Supporters of death row prisoner Mary Jane Veloso have gathered in Manila to protest against her impending execution in Indonesia, following reports that the Philippines President Rodrigo Duterte had given the go-ahead for the penalty.
Veloso, who was arrested in April 2010 and sentenced to death six months later, was granted a temporary reprieve in April last year despite the state-sanctioned killings of seven other death row inmates including Australians Andrew Chan and Myuran Sukumaran.
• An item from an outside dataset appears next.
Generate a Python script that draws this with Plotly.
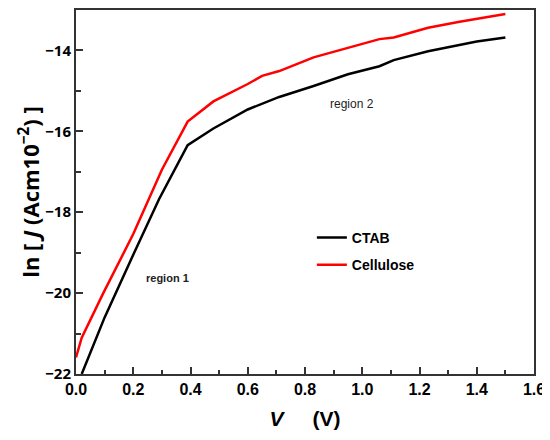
import plotly.graph_objects as go

# values
v_ctab = [0.02, 0.10, 0.20, 0.29, 0.39, 0.48, 0.60, 0.71, 0.83, 0.95, 1.06, 1.11, 1.23, 1.40, 1.50]
j_ctab = [-22.0, -20.6, -19.05, -17.68, -16.34, -15.93, -15.46, -15.15, -14.88, -14.59, -14.39, -14.24, -14.02, -13.78, -13.68]

v_cell = [0.0, 0.02, 0.094, 0.20, 0.30, 0.39, 0.48, 0.60, 0.65, 0.71, 0.83, 0.95, 1.06, 1.11, 1.23, 1.34, 1.50]
j_cell = [-21.59, -21.1, -20.02, -18.54, -16.95, -15.76, -15.26, -14.83, -14.63, -14.51, -14.17, -13.93, -13.72, -13.68, -13.44, -13.29, -13.1]

x_ticks = [0.0, 0.2, 0.4, 0.6, 0.8, 1.0, 1.2, 1.4, 1.6]
y_ticks = [-22, -20, -18, -16, -14]

fig = go.Figure([
    go.Scatter(x=v_ctab, y=j_ctab, name='CTAB', mode='lines', legendgroup='a',
               line=dict(color='black', width=2.5)),
    go.Scatter(x=v_cell, y=j_cell, name='Cellulose', mode='lines', legendgroup='b',
               line=dict(color='#ff0000', width=2.5)),
])

fig.update_xaxes(
    range=[0, 1.6],
    tickvals=x_ticks,
    ticktext=['%.1f' % t for t in x_ticks],
    ticks='inside', ticklen=7, tickwidth=1.5, tickcolor='#333',
    minor=dict(dtick=0.1, ticks='inside', ticklen=4, tickwidth=1.5, tickcolor='#333'),
    showline=True, linecolor='#333', linewidth=2, mirror=True,
    showgrid=False, zeroline=False,
    tickfont=dict(family='Liberation Sans', size=16, color='black', weight='bold'),
    title_text='<i>V</i>     (V)',
    title_font=dict(family='Liberation Sans', size=21, color='black', weight='bold'),
    title_standoff=14,
)
fig.update_yaxes(
    range=[-22, -13],
    tickvals=y_ticks,
    ticktext=['\u2212%d' % abs(t) for t in y_ticks],
    ticks='inside', ticklen=7, tickwidth=1.5, tickcolor='#333',
    minor=dict(dtick=1, ticks='inside', ticklen=5, tickwidth=1.5, tickcolor='#333'),
    showline=True, linecolor='#333', linewidth=2, mirror=True,
    showgrid=False, zeroline=False,
    tickfont=dict(family='Open Sans', size=15, color='black', weight='bold'),
    title_text='ln [ <i>J</i> (Acm10<sup>\u22122</sup>) ]',
    title_font=dict(family='Open Sans', size=22, color='black', weight='bold'),
    title_standoff=0,
)

fig.add_annotation(x=0.32, y=-19.63, text='region 1', showarrow=False,
                   font=dict(family='Liberation Sans', size=11, color='#222', weight='bold'))
fig.add_annotation(x=0.965, y=-15.32, text='region 2', showarrow=False,
                   font=dict(family='Liberation Sans', size=12, color='#222'))

fig.update_layout(
    width=542, height=432,
    margin=dict(l=68, r=16, t=0, b=66),
    plot_bgcolor='white', paper_bgcolor='white',
    legend=dict(x=0.515, y=0.418, xanchor='left', yanchor='top',
                bgcolor='rgba(0,0,0,0)', traceorder='grouped', tracegroupgap=6,
                font=dict(family='Liberation Sans', size=14, color='black', weight='bold')),
)

fig.write_html("out.html")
Before Duterte assumed office at the end of June, the Philippine government had twice intervened to try to save the life of the domestic worker and mother of two, with the Department of Foreign Affairs (DFA) under the previous President Benigno Aquino III piecing together a detailed timeline of events that pinpointed Veloso's work recruiters as the real culprits.
Human rights and migrant worker organisations in both the Philippines and Indonesia have engaged in social media campaigns and widespread public rallies on behalf of Veloso, who throughout her trial has maintained that she was initially recruited to Malaysia to clean houses, after which her recruiter Maria Cristina Sergio requested her to travel to Yogyakarta, Indonesia.
Veloso, who hails from the impoverished Cabanatuan city in Central Luzon of the Philippines, said Sergio had bought her new clothes for trip and equipped her with a larger bag, which Veloso only upon her arrest discovered had heroin sewn into the lining, according to the DFA account.